Sembra che le promesse fatte dalla Premier Giorgia Meloni alla Camera in occasione del discorso programmatico del suo Governo in ambito previdenziale saranno disattese. La presidente del Consiglio aveva affermato che per mancanza di tempo e soprattutto perché la maggior parte delle risorse sarebbero state destinate a ristorare i costi energetici di famiglie e imprese, per quest’anno sarebbero stati rinnovati solamente gli istituti in scadenza e il prossimo anno sarebbe stata fatta quella riforma previdenziale complessiva che tutti i cittadini italiani aspettano. Ma se andiamo a vedere il testo del ddl presentato alla Camera, ovviamente passibile di modifiche, sembra che questo nuovo Governo sia partito con il piede sbagliato.
Dei tre istituti in scadenza alla fine del 2022, infatti, vale a dire Ape Sociale, Opzione Donna e “Quota 102“, solamente il primo verrà confermato nella sua interezza, mentre gli altri due subiranno delle modifiche.
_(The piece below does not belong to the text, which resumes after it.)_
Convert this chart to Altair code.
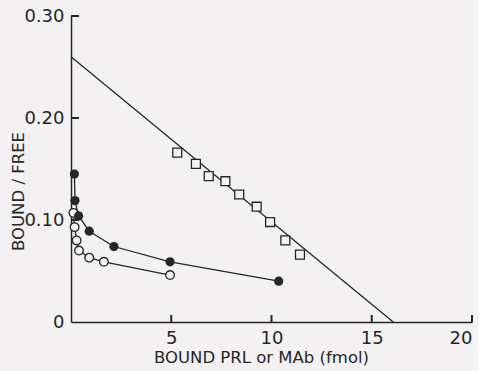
import altair as alt
import pandas as pd

# ---- data ----
sq_x = [5.3, 6.23, 6.87, 7.70, 8.39, 9.26, 9.93, 10.69, 11.42]
sq_y = [0.166, 0.155, 0.143, 0.138, 0.125, 0.113, 0.098, 0.080, 0.066]

filled_x = [0.17, 0.20, 0.38, 0.91, 2.14, 4.94, 10.36]
filled_y = [0.145, 0.119, 0.104, 0.089, 0.074, 0.059, 0.040]

open_x = [0.12, 0.18, 0.28, 0.40, 0.91, 1.64, 4.94]
open_y = [0.107, 0.093, 0.080, 0.070, 0.063, 0.059, 0.046]

fit_x = [0.0, 16.07]
fit_y = [0.26, 0.0]

x_domain = [0, 20]
y_domain = [0, 0.30]
x_ticks = [5, 10, 15, 20]
y_ticks = [0.10, 0.20, 0.30]
y_label_values = [0, 0.10, 0.20, 0.30]

x_title = "BOUND    PRL or MAb   (fmol)"
y_title = "BOUND / FREE"

# ---- styling ----
BG = "#f3f1f1"
INK = "#262626"
FONT = "DejaVu Sans"
W, H = 401, 306

x_scale = alt.Scale(domain=x_domain, nice=False)
y_scale = alt.Scale(domain=y_domain, nice=False)

sq = pd.DataFrame({"x": sq_x, "y": sq_y})
filled = pd.DataFrame({"x": filled_x, "y": filled_y, "i": list(range(len(filled_x)))})
opn = pd.DataFrame({"x": open_x, "y": open_y, "i": list(range(len(open_x)))})
fit = pd.DataFrame({"x": fit_x, "y": fit_y})
xt = pd.DataFrame({"v": x_ticks})
yt = pd.DataFrame({"v": y_ticks})

x_axis = alt.Axis(values=x_ticks, title=x_title, tickSize=0, grid=False,
                  titleX=190, titleY=27)
y_axis = alt.Axis(values=y_label_values, title=y_title, tickSize=0, grid=False,
                  titleX=-45, titleY=175,
                  labelExpr="datum.value == 0 ? '0' : format(datum.value, '.2f')")

X = alt.X("x:Q", scale=x_scale, axis=x_axis)
Y = alt.Y("y:Q", scale=y_scale, axis=y_axis)

fit_line = alt.Chart(fit).mark_line(color=INK, strokeWidth=1.3).encode(x=X, y=Y)

squares = alt.Chart(sq).mark_point(
    shape="square", size=80, filled=False, color=INK, strokeWidth=1.3, fill=BG, fillOpacity=1
).encode(x=X, y=Y)

filled_line = alt.Chart(filled).mark_line(color=INK, strokeWidth=1.3).encode(
    x=X, y=Y, order="i:Q")
filled_pts = alt.Chart(filled).mark_point(
    shape="circle", size=85, filled=True, color=INK, opacity=1
).encode(x=X, y=Y)

open_line = alt.Chart(opn).mark_line(color=INK, strokeWidth=1.3).encode(
    x=X, y=Y, order="i:Q")
open_pts = alt.Chart(opn).mark_point(
    shape="circle", size=75, filled=False, color=INK, strokeWidth=1.3, fill=BG, fillOpacity=1
).encode(x=X, y=Y)

# inward tick marks
x_tick_marks = alt.Chart(xt).mark_rule(color=INK, strokeWidth=2).encode(
    x=alt.X("v:Q", scale=x_scale, axis=x_axis), y=alt.value(H), y2=alt.value(H - 7),
)
y_tick_marks = alt.Chart(yt).mark_rule(color=INK, strokeWidth=2).encode(
    y=alt.Y("v:Q", scale=y_scale, axis=y_axis), x=alt.value(0), x2=alt.value(8),
)

chart = alt.layer(
    fit_line, squares, filled_line, open_line, open_pts, filled_pts,
    x_tick_marks, y_tick_marks,
).properties(
    width=W, height=H, background=BG,
    padding={"left": 10, "top": 7, "right": 5, "bottom": 5},
).configure_axis(
    domainColor=INK, domainWidth=1.5, labelColor=INK, titleColor=INK,
    labelFont=FONT, titleFont=FONT, labelFontSize=18, titleFontSize=16.5,
    titleFontWeight="normal", labelPadding=7,
).configure_view(stroke=None)

chart.save("out.html", embed_options={"renderer": "svg", "actions": False})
La “Quota 102” in scadenza (38 anni di contributi sommati a 64 anni di età) verrebbe portata a “Quota 103” (41 anni di contributi + 62 anni di età) peggiorando la situazione preesistente e istituendo anche il paletto che la rendita non potrà superare la soglia di cinque volte il trattamento minimo (circa 2.100 euro netti al mese) fino al raggiungimento dei requisiti “Fornero”.
Per Opzione Donna il pensionamento sarebbe possibile solamente alle donne che entro fine anno avranno maturato un’anzianità contributiva di almeno 35 anni e un’età anagrafica di sessanta anni, ridotta di un anno per ogni figlio fino a un massimo di due, e che assistano un convivente con handicap grave da almeno sei mesi, oppure siano loro stesse dichiarate invalide almeno al 74% o ancora siano state licenziate o siano dipendenti da imprese dichiarate in stato di crisi.
In pratica quella che era un’opzione di libera scelta che una donna può o meno fare anche rinunciando a una cospicua parte economica, relegherebbe l’istituto limitandolo solo a categorie svantaggiate. Ora sembra che dopo le proteste da parte dei partiti dell’opposizione, dei sindacati, ma soprattutto di milioni di donne che vedrebbero peggiorata una norma che esiste fin dal 2004 il Governo faccia una parziale marcia indietro forse togliendo la parte relativa ai figli, ma, sicuramente, l’Esecutivo sta dimostrando poca visione. Proprio perché il prossimo anno è programmata la nuova riforma previdenziale era logico e intelligente per quest’anno continuare con le regole dell’anno scorso in attesa di dare un nuovo assetto a tutto l’ambito previdenziale.
Altra norma che fa storcere il naso, in questo caso a chi è già pensionato, è la mancata indicizzazione piena delle pensioni per effetto dell’inflazione. Sappiamo benissimo che il Governo nel solo 2023 avrebbe dovuto trovare 23 miliardi per applicare questa norma ma tagliarla già a pensioni inferiori a 1.700 euro nette al mese ritengo sia troppo. Si sarebbe ottenuto il medesimo risultato attuando, per esempio, un’indicizzazione piena fino a 2.000 euro netti mensili, all’80% fino a 2.500 euro netti mensili, scendendo poi al 20% per pensioni oltre i 3.000 euro e al 5% per quelle oltre i 5.000 euro netti mensili. In questo modo si darebbe un po’ di ossigeno a quella classe media che è il motore dei consumi della nostra economia, che tutti affermano di tutelare, ma che di fatto risulta sempre la classe più colpita.
Ora, anche a causa di un voto effettuato in pieno autunno, sarà una corsa contro il tempo per approvare la Legge di bilancio entro il 31 dicembre ed evitare l’esercizio provvisorio. Come ormai purtroppo succede da troppi anni si adopererà il voto di fiducia che al Senato non permetterà alcuna discussione. Tutto in sostanza si deciderà nelle Commissioni con emendamenti contingentati e decisi a tavolino dai capigruppo delle forze politiche. Lo diciamo da sempre, ma speriamo veramente che questo sia l’ultimo anno di operare in questo modo da parte delle forze politiche.
Quello che auspichiamo è che immediatamente all’inizio dell’anno si cominci a realizzare, di concerto con le forze sociali e con un iter autonomo in Parlamento, quella legge equa e strutturale che i cittadini italiani aspettano da troppi anni mandando definitivamente in soffitta le quote e concedendo un’ampia flessibilità in uscita a chi lo desidera.